Connecting Communities With Nature
The nature recovery projects will be vast and range from working with local landowners for natural habitat creation to restoring dew ponds. They will also concentrate on improving carbon storage ways, as well as connecting fragmented wetlands and heathlands. Hence, green tourism will boost in the country. Meanwhile, the communities in the marginalized regions will have better access to nature via bridleways and expanding footpaths.
According to environment minister Rebecca Pow, these five nature recovery projects are the epitome of large-scale and interesting restoration. This restoration is vital to bring a step-change in nature’s recovery process in England. These projects will significantly lead to achieving the government’s target to stop the decline of species and to protect 30 percent of the land by 2030. That’s how it will enable the government to improve the condition of the environment.

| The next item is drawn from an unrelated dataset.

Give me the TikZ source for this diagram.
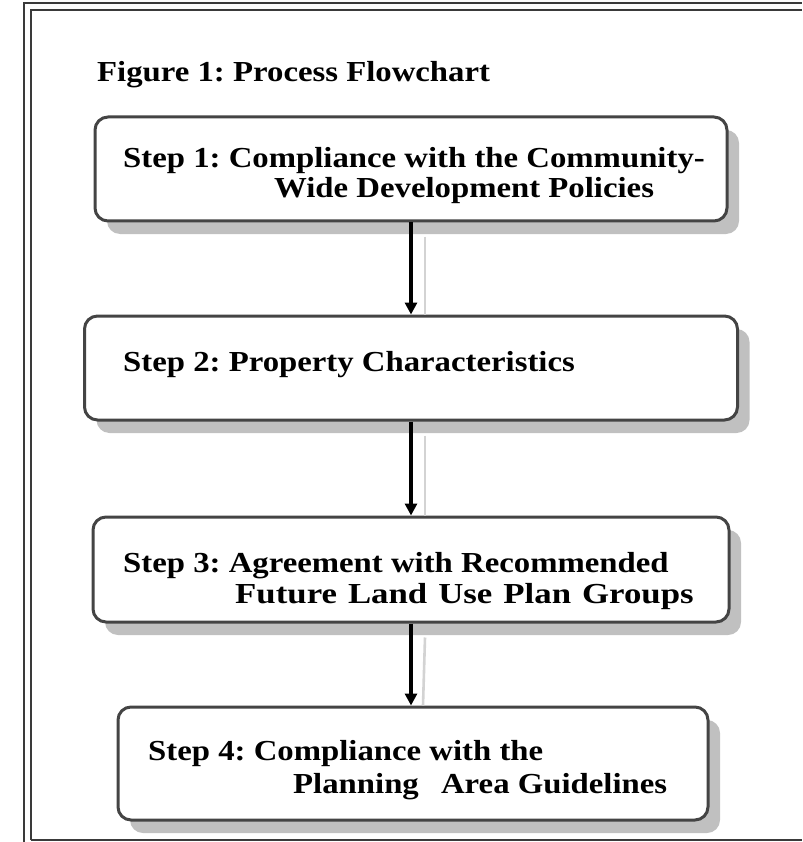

Even Natural England chairperson, Tony Juniper, says that nature recovery is possible if we take action at a specific scale. Plus, good partnerships are essential for its success. With the successful completion of these five landmark projects, the country will recover habitats and species. It’s possible thanks to the collaborations with a wide range of organizations and landowners. Hopefully, this will lead to advantages for wildlife, public well-being, local economies, and changing climate.